Kinesthesia, there are some things about kalkwasser a consciencious aquarist may want to be aware of.
I think the thing of most importance is to be careful that your system "vents" carbon dioxide by aggresive water motion (so you break up that tough skin the water molecules form) at an air water interface (the water's surface in your display is a huge example of air-water interface that can vent a lot of carbon dioxide). The reason is this: Kalkwasser is composed of calcium hydroxide (one calcium ion, one hydroxyl ion (hydroxyl is composed of oxygen and hydrogen). When kalkwasser is added to your system, the calcium and hydroxyl become separated, forming ions. While the calcium can be used readily by the corals, the hydroxyl ions bond with carbon dioxide to form carbonates.
The concentration of carbonates (and bicarbonates) in our water is what we term as alkalinity, and it is generally what provides insurance against a pH drop in our water.
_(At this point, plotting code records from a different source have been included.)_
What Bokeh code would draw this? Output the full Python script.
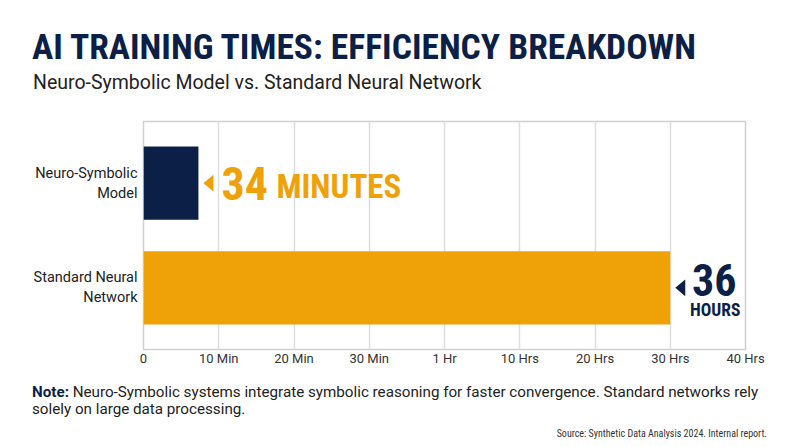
import numpy as np
from bokeh.plotting import figure
from bokeh.models import FactorRange, Range1d, FixedTicker, Div
from bokeh.layouts import column
from bokeh.core.properties import value
from bokeh.embed import file_html
from bokeh.resources import INLINE

# ---- data ----
categories = ["Neuro-Symbolic\nModel", "Standard Neural\nNetwork"]
bar_positions = [0.73, 7.0]          # position on the (stepped) time axis
big_numbers = ["34", "36"]
units = ["MINUTES", "HOURS"]
tick_values = [0, 1, 2, 3, 4, 5, 6, 7, 8]
tick_labels = ["0", "10 Min", "20 Min", "30 Min", "1 Hr", "10 Hrs", "20 Hrs", "30 Hrs", "40 Hrs"]

title_text = "AI TRAINING TIMES: EFFICIENCY BREAKDOWN"
subtitle_text = "Neuro-Symbolic Model vs. Standard Neural Network"
note_line1 = "Neuro-Symbolic systems integrate symbolic reasoning for faster convergence. Standard networks rely"
note_line2 = "solely on large data processing."
source_text = "Source: Synthetic Data Analysis 2024. Internal report."

NAVY = "#0c1f47"
ORANGE = "#efa208"
COND = "Roboto Condensed"
REG = "Roboto"

header = Div(width=800, height=113, margin=0, text=f"""
<div style="position:relative;width:800px;height:113px;">
<div style="position:absolute;left:32px;top:30px;font-family:'{COND}';font-weight:bold;font-size:35.5px;line-height:35.5px;color:{NAVY};white-space:nowrap;">{title_text}</div>
<div style="position:absolute;left:33px;top:73px;font-family:'{REG}';font-size:19.5px;line-height:19.5px;color:#222222;white-space:nowrap;">{subtitle_text}</div>
</div>""")

p = figure(width=800, height=266, output_backend="svg", toolbar_location=None,
           y_range=FactorRange(factors=categories[::-1], range_padding=0.09,
                               range_padding_units="absolute"),
           x_range=Range1d(0, 8),
           min_border_left=143, min_border_right=55, min_border_top=8, min_border_bottom=30)
p.outline_line_color = "#d0d0d0"
p.outline_line_width = 1.5
p.background_fill_color = "white"
p.border_fill_color = "white"

p.xgrid.grid_line_color = "#dedede"
p.xgrid.grid_line_width = 1.5
p.ygrid.grid_line_color = None
p.xaxis.ticker = FixedTicker(ticks=tick_values)
p.xaxis.major_label_overrides = {t: l for t, l in zip(tick_values, tick_labels)}
p.xaxis.axis_line_color = None
p.xaxis.major_tick_line_color = None
p.xaxis.minor_tick_line_color = None
p.xaxis.major_label_text_font = REG
p.xaxis.major_label_text_font_size = "13px"
p.xaxis.major_label_text_color = "#333333"
p.xaxis.major_label_standoff = -5

p.yaxis.axis_line_color = None
p.yaxis.major_tick_line_color = None
p.yaxis.major_label_text_font = REG
p.yaxis.major_label_text_font_size = "14.5px"
p.yaxis.major_label_text_color = "#222222"
p.yaxis.major_label_standoff = 0

colors = [NAVY, ORANGE]
p.hbar(y=categories, left=0, right=bar_positions, height=0.7, color=colors, line_color=None)

# pointer triangles (offsets from bar ends: pixel gap converted to axis units)
px = 1 / 75.25
tri_xs = [[v + 5 * px, v + 15 * px, v + 15 * px] for v in bar_positions]
tri_ys = [[(c, 0.0), (c, 0.08), (c, -0.08)] for c in categories]
p.patches(xs=tri_xs, ys=tri_ys, color=[ORANGE, NAVY], line_color=None)

# value annotations
p.text(x=[bar_positions[0]], y=[categories[0]], text=[big_numbers[0]], x_offset=23, y_offset=0,
       text_font=value(COND), text_font_style="bold", text_font_size="46px",
       text_color=ORANGE, text_baseline="middle", text_align="left")
p.text(x=[bar_positions[0]], y=[categories[0]], text=[units[0]], x_offset=78, y_offset=3,
       text_font=value(COND), text_font_style="bold", text_font_size="33px",
       text_color=ORANGE, text_baseline="middle", text_align="left")
p.text(x=[bar_positions[1]], y=[categories[1]], text=[big_numbers[1]], x_offset=44, y_offset=-8,
       text_font=value(COND), text_font_style="bold", text_font_size="44px",
       text_color=NAVY, text_baseline="middle", text_align="center")
p.text(x=[bar_positions[1]], y=[categories[1]], text=[units[1]], x_offset=45, y_offset=22,
       text_font=value(COND), text_font_style="bold", text_font_size="17.5px",
       text_color=NAVY, text_baseline="middle", text_align="center")

footer = Div(width=800, height=68, margin=0, text=f"""
<div style="position:relative;width:800px;height:68px;">
<div style="position:absolute;left:32px;top:5px;font-family:'{REG}';font-size:15.2px;line-height:17px;color:#222222;white-space:nowrap;"><b style="color:{NAVY};">Note:</b> {note_line1}<br>{note_line2}</div>
<div style="position:absolute;right:33px;top:50px;font-family:'{COND}';font-size:10px;line-height:10px;color:#333333;white-space:nowrap;">{source_text}</div>
</div>""")

layout = column(header, p, footer, spacing=0)
open("out.html", "w").write(file_html(layout, INLINE))
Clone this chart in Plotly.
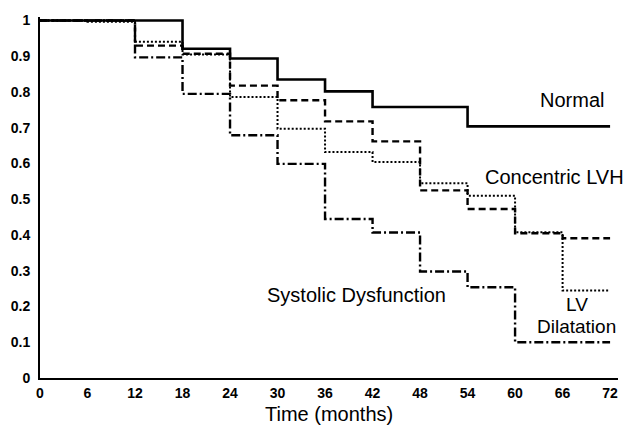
import plotly.graph_objects as go

months = [0, 6, 12, 18, 24, 30, 36, 42, 48, 54, 60, 66, 72]
normal = [1, 1, 1, 0.921, 0.894, 0.835, 0.802, 0.758, 0.758, 0.704, 0.704, 0.704, 0.704]
concentric_lvh = [1, 1, 0.93, 0.907, 0.818, 0.777, 0.718, 0.662, 0.525, 0.473, 0.405, 0.391, 0.391]
lv_dilatation = [1, 0.997, 0.941, 0.905, 0.786, 0.697, 0.632, 0.604, 0.545, 0.51, 0.408, 0.245, 0.245]
systolic = [1, 1, 0.897, 0.795, 0.679, 0.599, 0.445, 0.407, 0.298, 0.254, 0.1, 0.1, 0.1]

x_ticks = [0, 6, 12, 18, 24, 30, 36, 42, 48, 54, 60, 66, 72]
y_ticks = [0, 0.1, 0.2, 0.3, 0.4, 0.5, 0.6, 0.7, 0.8, 0.9, 1]
y_tick_text = ["0", "0.1", "0.2", "0.3", "0.4", "0.5", "0.6", "0.7", "0.8", "0.9", "1"]

fig = go.Figure()
series = [
    ("Normal", normal, dict(color="black", width=2.6, dash="solid")),
    ("Concentric LVH", concentric_lvh, dict(color="black", width=2.4, dash="7px,4px")),
    ("LV Dilatation", lv_dilatation, dict(color="black", width=2.0, dash="2px,2px")),
    ("Systolic Dysfunction", systolic, dict(color="black", width=2.4, dash="9px,3px,2px,3px")),
]
for name, vals, line in series:
    fig.add_trace(go.Scatter(x=months, y=vals, mode="lines", name=name,
                             line=dict(shape="hv", **line), showlegend=False))

font = "Liberation Sans, Arial, Helvetica, sans-serif"
ann = [
    ("Normal", 67.2, 0.779, 20),
    ("Concentric LVH", 65.0, 0.563, 20),
    ("Systolic Dysfunction", 40.0, 0.231, 20),
    ("LV", 67.8, 0.2045, 19),
    ("Dilatation", 67.8, 0.143, 19),
]
for text, x, y, size in ann:
    fig.add_annotation(x=x, y=y, text=text, showarrow=False, xref="x", yref="y",
                       font=dict(family=font, size=size, color="black"))

# axis title
fig.add_annotation(x=0.5, y=-0.0997, xref="paper", yref="paper", text="Time (months)",
                   showarrow=False, yanchor="middle",
                   font=dict(family=font, size=20, color="black"))

# the page body has an 8px default margin, so the figure is sized to fit inside the window
fig.update_layout(
    width=625, height=418,
    margin=dict(l=32, r=15, t=9, b=48),
    paper_bgcolor="white", plot_bgcolor="white",
    font=dict(family=font, color="black"),
)
fig.update_xaxes(range=[0, 73], tickvals=x_ticks, ticktext=[str(v) for v in x_ticks],
                 showline=True, linecolor="black", linewidth=2, showgrid=False, zeroline=False,
                 ticks="", ticklabelstandoff=1, automargin=False,
                 tickfont=dict(family=font, size=14, color="black", weight="bold"))
fig.update_yaxes(range=[0, 1.01], tickvals=y_ticks, ticktext=y_tick_text,
                 showline=True, linecolor="black", linewidth=2, showgrid=False, zeroline=False,
                 ticks="", ticklabelstandoff=5, automargin=False,
                 tickfont=dict(family=font, size=14, color="black", weight="bold"))

fig.write_html("out.html")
Now this sounds like a good thing, and it is, however, if while using kalkwasser you don't adequately vent carbon dioxide, the carbonate concentration in your water can become saturated. Once the concentration climbs beyond saturation, the carbonates fall out of solution, termed as precipitation.
However, they don't fall out of solution as ions, they bond with calcium ions, and precipitate out of your water as calcium carbonate. This process can compact and solidify your sandbed, and this may make it unmanageable by your detritovorous organisms, thus allowing bacteria in the sand to buildup a lethal concentration of
hydrogen sulfide, which may leach into your bulk water. This process of precipitation also removes the calcium from your water making it useless to flora and fauna that need it in ionic form.
So yes, you can add too much, but this can be prevented by much testing initially, and testing subsequent to adding new calacareous specimens in order to assure absorption of calcium corresponds to how much you add.